If refinancing to lower your monthly payment, understand that this may increase your overall costs, even if the new loan has a lower interest rate. If you refinance a 30-year mortgage to a new 30-year mortgage after five years, your total time to pay off the loan is 35 years. That’s five extra years of payments. It might still be a valid refinance – if, for instance, you use the money freed up to pay down high-interest debt, you save money overall. Just run the numbers so you understand the actual cost of your new loan.
Pros and Cons of Refinancing
Before refinancing a loan, understand the pros and cons.
- Refinancing can lower your interest expense if you get a better rate.
- Refinancing can reduce your monthly expenses.
- You might be able to get cash at a reasonable cost.
- You can exchange a variable interest rate for a fixed rate, which helps control cost and make budgeting easier.
- Refinancing costs money. With so-called “no-cost” refinances, you pay with a higher interest rate.
- Refinancing extends the time it takes to clear the debt and can increase interest costs over the life of the loan.
- Refinancing can be a pain if you have to apply and document your income and assets.
Do I have to refinance with my original lender?
You do not have to stick with your original lender in most cases.

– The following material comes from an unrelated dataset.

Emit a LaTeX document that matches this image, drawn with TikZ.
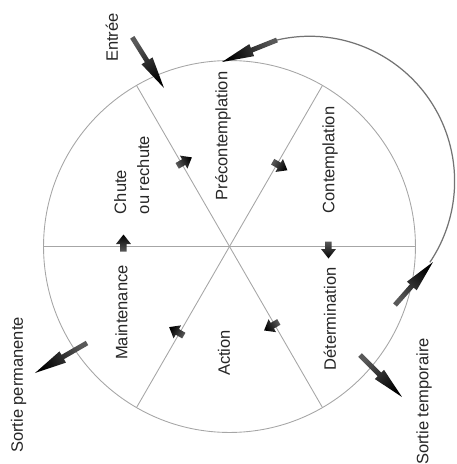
\documentclass[tikz,border=0pt]{standalone}
\usepackage{fontspec}
\setmainfont{Liberation Sans}
\usepackage{tikz}
\usetikzlibrary{calc}

\newcommand{\fatarrow}[5]{%
  \pgfmathanglebetweenpoints{\pgfpointanchor{#1}{center}}{\pgfpointanchor{#2}{center}}%
  \pgfmathsetmacro{\fatang}{\pgfmathresult-90}%
  \path ($(#2)!#5!(#1)$) coordinate (fatbase);
  \shade[arrowfill, shading angle=\fatang]
    ($(#1)!#3!90:(#2)$) -- ($(fatbase)!#3!90:(#2)$) -- ($(fatbase)!#4!90:(#2)$)
    -- (#2) -- ($(fatbase)!#4!-90:(#2)$) -- ($(fatbase)!#3!-90:(#2)$)
    -- ($(#1)!#3!-90:(#2)$) -- cycle;
}

\begin{document}
\begin{tikzpicture}[x=0.02cm, y=0.02cm,
  stage/.style={rotate=90, inner sep=0pt, align=left, text=black!85,
    font=\fontsize{9.4}{13}\selectfont},
  spoke/.style={draw=black!35, line width=0.5pt},
  cycleline/.style={draw=black!55, line width=0.7pt},
  arrowfill/.style={top color=black, bottom color=black!65}
]
\useasboundingbox (-229.5,-217.5) rectangle (227.5,246.5);
\node[circle, spoke, minimum size=7.44cm, inner sep=0pt, outer sep=0pt] (wheel) at (0,0) {};
\foreach \a in {0,60,...,300}
  \draw[spoke] (wheel.center) -- (wheel.\a);

\node[stage] (pre) at (-6.5,110.5) {Précontemplation};
\node[stage] (con) at (100.5,86.5) {Contemplation};
\node[stage] (det) at (100.5,-72.5) {Détermination};
\node[stage] (act) at (-5.5,-106.5) {Action};
\node[stage] (mai) at (-108,-66) {Maintenance};
\node[stage] (chu) at (-97.8,71.5) {Chute\\ou rechute};
\node[stage] (entree) at (-117.5,209) {Entrée};
\node[stage] (sperm) at (-211,-138.5) {Sortie permanente};
\node[stage] (stemp) at (194.5,-155) {Sortie temporaire};

\coordinate (in-tail) at (-97.2,209.2);
\coordinate (in-tip) at (-65.5,158.5);
\coordinate (back-tail) at (47.5,206.5);
\coordinate (back-tip) at (-7.5,184.5);
\coordinate (tmp-tail) at (130.5,-108.5);
\coordinate (tmp-tip) at (172.5,-150.5);
\coordinate (ret-tail) at (165.5,-58.5);
\coordinate (ret-tip) at (203.5,-15.5);
\coordinate (perm-tail) at (-142.5,-96.5);
\coordinate (perm-tip) at (-194.5,-126.5);

\draw[cycleline] (back-tail) arc[start angle=103, end angle=-34, radius=145];

\foreach \from/\to in {in-tail/in-tip, back-tail/back-tip, tmp-tail/tmp-tip,
    ret-tail/ret-tip, perm-tail/perm-tip}
  \fatarrow{\from}{\to}{0.05cm}{0.13cm}{0.64cm};

\foreach \a/\r in {120/96, 60/95, 0/99, -60/90, -120/100, 180/106}{
  \coordinate (s\a-tail) at ($(\a:\r)+({\a+90}:5)$);
  \coordinate (s\a-tip) at ($(\a:\r)+({\a-90}:12)$);
  \fatarrow{s\a-tail}{s\a-tip}{0.065cm}{0.15cm}{0.19cm}
}
\end{tikzpicture}
\end{document}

You should probably contact other lenders for loan quotes, choose the one with the best terms and cost, and then approach your current lender to see if it will match or beat the other quote.
What is a prepayment penalty?
A prepayment penalty keeps you from refinancing or paying off your loan too quickly and causes your lender to lose money. Prepayment penalties can be a flat fee, a percentage of your loan balance, or several months of interest. For mortgages, there are “soft’ prepayment penalties, which don’t apply if you sell your home, or “hard” penalties, which apply if you refinance, sell, or pay off your loan faster than allowed.
How much lower should interest rates be for a refinance?
You may have seen a rule of thumb that says rates must be .5% lower, or 1% lower, or 2% lower for refinancing to make sense. But that’s not necessarily true. Refinancing makes sense when it will save you money. Once you determine that refinancing will save you money, look for the best deal on the new loan to maximize your savings.